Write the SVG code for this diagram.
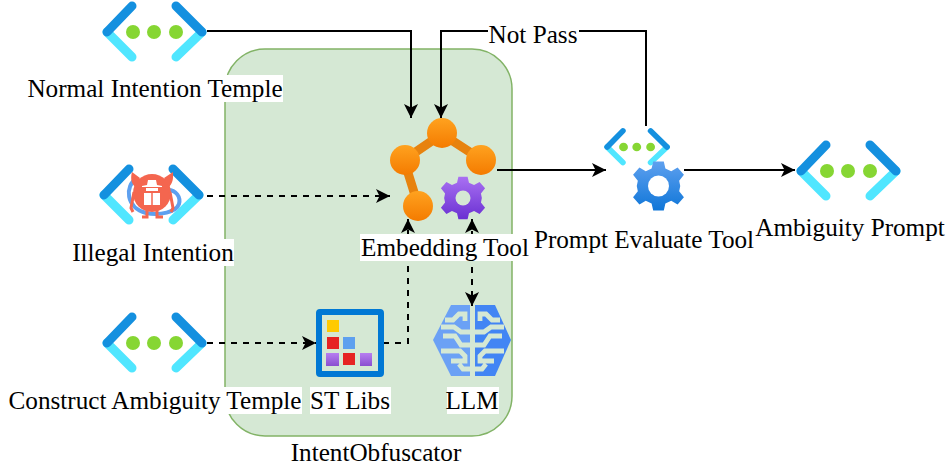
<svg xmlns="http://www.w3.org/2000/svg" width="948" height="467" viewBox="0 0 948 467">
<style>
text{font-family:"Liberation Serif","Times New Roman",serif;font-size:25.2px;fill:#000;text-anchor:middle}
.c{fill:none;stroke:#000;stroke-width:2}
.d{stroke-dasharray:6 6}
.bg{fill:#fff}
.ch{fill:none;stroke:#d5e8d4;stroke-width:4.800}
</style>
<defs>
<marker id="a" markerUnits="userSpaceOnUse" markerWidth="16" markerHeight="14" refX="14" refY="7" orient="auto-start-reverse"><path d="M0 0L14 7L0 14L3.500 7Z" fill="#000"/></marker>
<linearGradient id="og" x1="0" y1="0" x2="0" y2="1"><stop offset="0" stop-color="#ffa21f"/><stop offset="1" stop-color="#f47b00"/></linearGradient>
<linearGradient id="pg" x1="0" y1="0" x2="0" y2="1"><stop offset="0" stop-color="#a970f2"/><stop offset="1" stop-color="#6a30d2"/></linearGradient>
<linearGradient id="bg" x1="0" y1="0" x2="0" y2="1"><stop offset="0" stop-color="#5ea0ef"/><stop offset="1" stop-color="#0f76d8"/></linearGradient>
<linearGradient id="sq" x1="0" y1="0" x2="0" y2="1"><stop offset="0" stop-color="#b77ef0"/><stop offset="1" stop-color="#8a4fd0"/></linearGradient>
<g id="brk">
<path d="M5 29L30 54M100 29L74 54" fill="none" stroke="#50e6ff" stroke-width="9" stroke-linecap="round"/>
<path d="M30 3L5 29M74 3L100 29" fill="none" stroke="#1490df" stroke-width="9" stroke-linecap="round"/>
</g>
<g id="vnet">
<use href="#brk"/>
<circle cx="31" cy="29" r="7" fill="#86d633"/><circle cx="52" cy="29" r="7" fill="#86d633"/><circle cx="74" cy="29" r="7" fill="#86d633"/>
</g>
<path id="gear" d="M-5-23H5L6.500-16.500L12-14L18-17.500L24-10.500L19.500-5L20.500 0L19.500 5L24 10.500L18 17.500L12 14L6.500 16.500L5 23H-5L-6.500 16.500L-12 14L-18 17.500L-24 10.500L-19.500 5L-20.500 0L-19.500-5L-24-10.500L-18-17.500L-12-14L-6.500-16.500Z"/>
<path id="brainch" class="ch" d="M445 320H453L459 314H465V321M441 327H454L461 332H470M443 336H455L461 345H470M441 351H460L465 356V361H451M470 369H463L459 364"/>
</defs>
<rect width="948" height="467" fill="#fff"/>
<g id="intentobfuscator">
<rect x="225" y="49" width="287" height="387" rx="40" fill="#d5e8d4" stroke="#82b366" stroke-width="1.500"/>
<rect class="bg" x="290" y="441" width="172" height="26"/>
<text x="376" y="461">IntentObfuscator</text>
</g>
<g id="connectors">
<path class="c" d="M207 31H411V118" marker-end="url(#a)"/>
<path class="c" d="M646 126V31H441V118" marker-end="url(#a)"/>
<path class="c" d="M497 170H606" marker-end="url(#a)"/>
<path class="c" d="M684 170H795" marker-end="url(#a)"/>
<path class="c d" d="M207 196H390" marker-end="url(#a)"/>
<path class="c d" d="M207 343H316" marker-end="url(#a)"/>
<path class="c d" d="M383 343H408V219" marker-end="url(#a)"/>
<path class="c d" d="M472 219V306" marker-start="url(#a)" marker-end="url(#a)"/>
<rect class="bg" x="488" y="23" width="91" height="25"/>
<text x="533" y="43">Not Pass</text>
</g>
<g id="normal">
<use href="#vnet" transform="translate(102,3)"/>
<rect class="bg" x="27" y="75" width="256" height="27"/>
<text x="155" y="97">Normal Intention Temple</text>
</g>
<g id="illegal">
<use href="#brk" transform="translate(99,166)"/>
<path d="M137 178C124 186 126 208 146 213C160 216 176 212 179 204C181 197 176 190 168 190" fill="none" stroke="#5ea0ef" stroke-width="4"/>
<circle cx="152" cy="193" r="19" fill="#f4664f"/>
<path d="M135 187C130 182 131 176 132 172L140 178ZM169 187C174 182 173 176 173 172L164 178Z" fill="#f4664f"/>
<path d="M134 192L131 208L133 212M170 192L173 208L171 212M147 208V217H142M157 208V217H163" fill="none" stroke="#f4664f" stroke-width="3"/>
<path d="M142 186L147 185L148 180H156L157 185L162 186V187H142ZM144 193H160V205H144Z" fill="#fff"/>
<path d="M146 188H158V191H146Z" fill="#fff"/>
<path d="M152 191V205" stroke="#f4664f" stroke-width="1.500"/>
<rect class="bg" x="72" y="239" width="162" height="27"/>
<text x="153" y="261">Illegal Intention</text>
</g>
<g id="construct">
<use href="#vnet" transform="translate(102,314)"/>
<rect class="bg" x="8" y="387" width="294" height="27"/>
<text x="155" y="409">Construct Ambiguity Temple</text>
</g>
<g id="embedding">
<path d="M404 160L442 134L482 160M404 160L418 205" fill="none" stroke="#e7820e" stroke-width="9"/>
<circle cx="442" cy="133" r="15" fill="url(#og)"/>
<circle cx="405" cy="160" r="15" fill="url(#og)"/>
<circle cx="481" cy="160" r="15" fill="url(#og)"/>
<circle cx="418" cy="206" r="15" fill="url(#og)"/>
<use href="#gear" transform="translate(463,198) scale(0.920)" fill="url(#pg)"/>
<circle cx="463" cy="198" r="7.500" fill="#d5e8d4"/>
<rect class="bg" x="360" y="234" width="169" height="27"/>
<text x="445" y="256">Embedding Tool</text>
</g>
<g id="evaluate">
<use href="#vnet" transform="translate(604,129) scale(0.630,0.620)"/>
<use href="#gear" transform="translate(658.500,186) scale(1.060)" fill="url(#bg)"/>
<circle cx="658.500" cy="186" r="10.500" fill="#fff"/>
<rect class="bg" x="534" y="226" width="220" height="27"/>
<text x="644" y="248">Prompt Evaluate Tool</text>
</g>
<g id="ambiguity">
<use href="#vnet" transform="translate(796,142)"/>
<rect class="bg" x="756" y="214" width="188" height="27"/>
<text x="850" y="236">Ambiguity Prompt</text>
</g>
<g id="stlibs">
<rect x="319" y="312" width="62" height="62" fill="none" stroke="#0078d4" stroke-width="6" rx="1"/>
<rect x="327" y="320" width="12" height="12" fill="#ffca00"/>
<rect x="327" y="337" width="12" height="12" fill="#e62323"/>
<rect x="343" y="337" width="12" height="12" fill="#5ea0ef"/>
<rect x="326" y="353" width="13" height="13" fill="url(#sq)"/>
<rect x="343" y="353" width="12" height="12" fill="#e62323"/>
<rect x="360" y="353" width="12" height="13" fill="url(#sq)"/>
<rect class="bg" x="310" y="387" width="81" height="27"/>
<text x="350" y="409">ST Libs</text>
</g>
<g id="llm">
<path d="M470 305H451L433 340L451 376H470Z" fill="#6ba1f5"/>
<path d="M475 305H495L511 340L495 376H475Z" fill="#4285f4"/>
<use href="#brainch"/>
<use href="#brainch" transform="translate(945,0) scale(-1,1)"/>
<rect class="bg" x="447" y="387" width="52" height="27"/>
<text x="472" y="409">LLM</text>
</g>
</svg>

◆ **REQUIRED TASK**: Repeat all of the data above word for word, minus the pictures.

◆ **SOLUTION TO THE PROBLEM**:
Write the SVG code for this diagram.
<svg xmlns="http://www.w3.org/2000/svg" width="948" height="467" viewBox="0 0 948 467">
<style>
text{font-family:"Liberation Serif","Times New Roman",serif;font-size:25.2px;fill:#000;text-anchor:middle}
.c{fill:none;stroke:#000;stroke-width:2}
.d{stroke-dasharray:6 6}
.bg{fill:#fff}
.ch{fill:none;stroke:#d5e8d4;stroke-width:4.800}
</style>
<defs>
<marker id="a" markerUnits="userSpaceOnUse" markerWidth="16" markerHeight="14" refX="14" refY="7" orient="auto-start-reverse"><path d="M0 0L14 7L0 14L3.500 7Z" fill="#000"/></marker>
<linearGradient id="og" x1="0" y1="0" x2="0" y2="1"><stop offset="0" stop-color="#ffa21f"/><stop offset="1" stop-color="#f47b00"/></linearGradient>
<linearGradient id="pg" x1="0" y1="0" x2="0" y2="1"><stop offset="0" stop-color="#a970f2"/><stop offset="1" stop-color="#6a30d2"/></linearGradient>
<linearGradient id="bg" x1="0" y1="0" x2="0" y2="1"><stop offset="0" stop-color="#5ea0ef"/><stop offset="1" stop-color="#0f76d8"/></linearGradient>
<linearGradient id="sq" x1="0" y1="0" x2="0" y2="1"><stop offset="0" stop-color="#b77ef0"/><stop offset="1" stop-color="#8a4fd0"/></linearGradient>
<g id="brk">
<path d="M5 29L30 54M100 29L74 54" fill="none" stroke="#50e6ff" stroke-width="9" stroke-linecap="round"/>
<path d="M30 3L5 29M74 3L100 29" fill="none" stroke="#1490df" stroke-width="9" stroke-linecap="round"/>
</g>
<g id="vnet">
<use href="#brk"/>
<circle cx="31" cy="29" r="7" fill="#86d633"/><circle cx="52" cy="29" r="7" fill="#86d633"/><circle cx="74" cy="29" r="7" fill="#86d633"/>
</g>
<path id="gear" d="M-5-23H5L6.500-16.500L12-14L18-17.500L24-10.500L19.500-5L20.500 0L19.500 5L24 10.500L18 17.500L12 14L6.500 16.500L5 23H-5L-6.500 16.500L-12 14L-18 17.500L-24 10.500L-19.500 5L-20.500 0L-19.500-5L-24-10.500L-18-17.500L-12-14L-6.500-16.500Z"/>
<path id="brainch" class="ch" d="M445 320H453L459 314H465V321M441 327H454L461 332H470M443 336H455L461 345H470M441 351H460L465 356V361H451M470 369H463L459 364"/>
</defs>
<rect width="948" height="467" fill="#fff"/>
<g id="intentobfuscator">
<rect x="225" y="49" width="287" height="387" rx="40" fill="#d5e8d4" stroke="#82b366" stroke-width="1.500"/>
<rect class="bg" x="290" y="441" width="172" height="26"/>
<text x="376" y="461">IntentObfuscator</text>
</g>
<g id="connectors">
<path class="c" d="M207 31H411V118" marker-end="url(#a)"/>
<path class="c" d="M646 126V31H441V118" marker-end="url(#a)"/>
<path class="c" d="M497 170H606" marker-end="url(#a)"/>
<path class="c" d="M684 170H795" marker-end="url(#a)"/>
<path class="c d" d="M207 196H390" marker-end="url(#a)"/>
<path class="c d" d="M207 343H316" marker-end="url(#a)"/>
<path class="c d" d="M383 343H408V219" marker-end="url(#a)"/>
<path class="c d" d="M472 219V306" marker-start="url(#a)" marker-end="url(#a)"/>
<rect class="bg" x="488" y="23" width="91" height="25"/>
<text x="533" y="43">Not Pass</text>
</g>
<g id="normal">
<use href="#vnet" transform="translate(102,3)"/>
<rect class="bg" x="27" y="75" width="256" height="27"/>
<text x="155" y="97">Normal Intention Temple</text>
</g>
<g id="illegal">
<use href="#brk" transform="translate(99,166)"/>
<path d="M137 178C124 186 126 208 146 213C160 216 176 212 179 204C181 197 176 190 168 190" fill="none" stroke="#5ea0ef" stroke-width="4"/>
<circle cx="152" cy="193" r="19" fill="#f4664f"/>
<path d="M135 187C130 182 131 176 132 172L140 178ZM169 187C174 182 173 176 173 172L164 178Z" fill="#f4664f"/>
<path d="M134 192L131 208L133 212M170 192L173 208L171 212M147 208V217H142M157 208V217H163" fill="none" stroke="#f4664f" stroke-width="3"/>
<path d="M142 186L147 185L148 180H156L157 185L162 186V187H142ZM144 193H160V205H144Z" fill="#fff"/>
<path d="M146 188H158V191H146Z" fill="#fff"/>
<path d="M152 191V205" stroke="#f4664f" stroke-width="1.500"/>
<rect class="bg" x="72" y="239" width="162" height="27"/>
<text x="153" y="261">Illegal Intention</text>
</g>
<g id="construct">
<use href="#vnet" transform="translate(102,314)"/>
<rect class="bg" x="8" y="387" width="294" height="27"/>
<text x="155" y="409">Construct Ambiguity Temple</text>
</g>
<g id="embedding">
<path d="M404 160L442 134L482 160M404 160L418 205" fill="none" stroke="#e7820e" stroke-width="9"/>
<circle cx="442" cy="133" r="15" fill="url(#og)"/>
<circle cx="405" cy="160" r="15" fill="url(#og)"/>
<circle cx="481" cy="160" r="15" fill="url(#og)"/>
<circle cx="418" cy="206" r="15" fill="url(#og)"/>
<use href="#gear" transform="translate(463,198) scale(0.920)" fill="url(#pg)"/>
<circle cx="463" cy="198" r="7.500" fill="#d5e8d4"/>
<rect class="bg" x="360" y="234" width="169" height="27"/>
<text x="445" y="256">Embedding Tool</text>
</g>
<g id="evaluate">
<use href="#vnet" transform="translate(604,129) scale(0.630,0.620)"/>
<use href="#gear" transform="translate(658.500,186) scale(1.060)" fill="url(#bg)"/>
<circle cx="658.500" cy="186" r="10.500" fill="#fff"/>
<rect class="bg" x="534" y="226" width="220" height="27"/>
<text x="644" y="248">Prompt Evaluate Tool</text>
</g>
<g id="ambiguity">
<use href="#vnet" transform="translate(796,142)"/>
<rect class="bg" x="756" y="214" width="188" height="27"/>
<text x="850" y="236">Ambiguity Prompt</text>
</g>
<g id="stlibs">
<rect x="319" y="312" width="62" height="62" fill="none" stroke="#0078d4" stroke-width="6" rx="1"/>
<rect x="327" y="320" width="12" height="12" fill="#ffca00"/>
<rect x="327" y="337" width="12" height="12" fill="#e62323"/>
<rect x="343" y="337" width="12" height="12" fill="#5ea0ef"/>
<rect x="326" y="353" width="13" height="13" fill="url(#sq)"/>
<rect x="343" y="353" width="12" height="12" fill="#e62323"/>
<rect x="360" y="353" width="12" height="13" fill="url(#sq)"/>
<rect class="bg" x="310" y="387" width="81" height="27"/>
<text x="350" y="409">ST Libs</text>
</g>
<g id="llm">
<path d="M470 305H451L433 340L451 376H470Z" fill="#6ba1f5"/>
<path d="M475 305H495L511 340L495 376H475Z" fill="#4285f4"/>
<use href="#brainch"/>
<use href="#brainch" transform="translate(945,0) scale(-1,1)"/>
<rect class="bg" x="447" y="387" width="52" height="27"/>
<text x="472" y="409">LLM</text>
</g>
</svg>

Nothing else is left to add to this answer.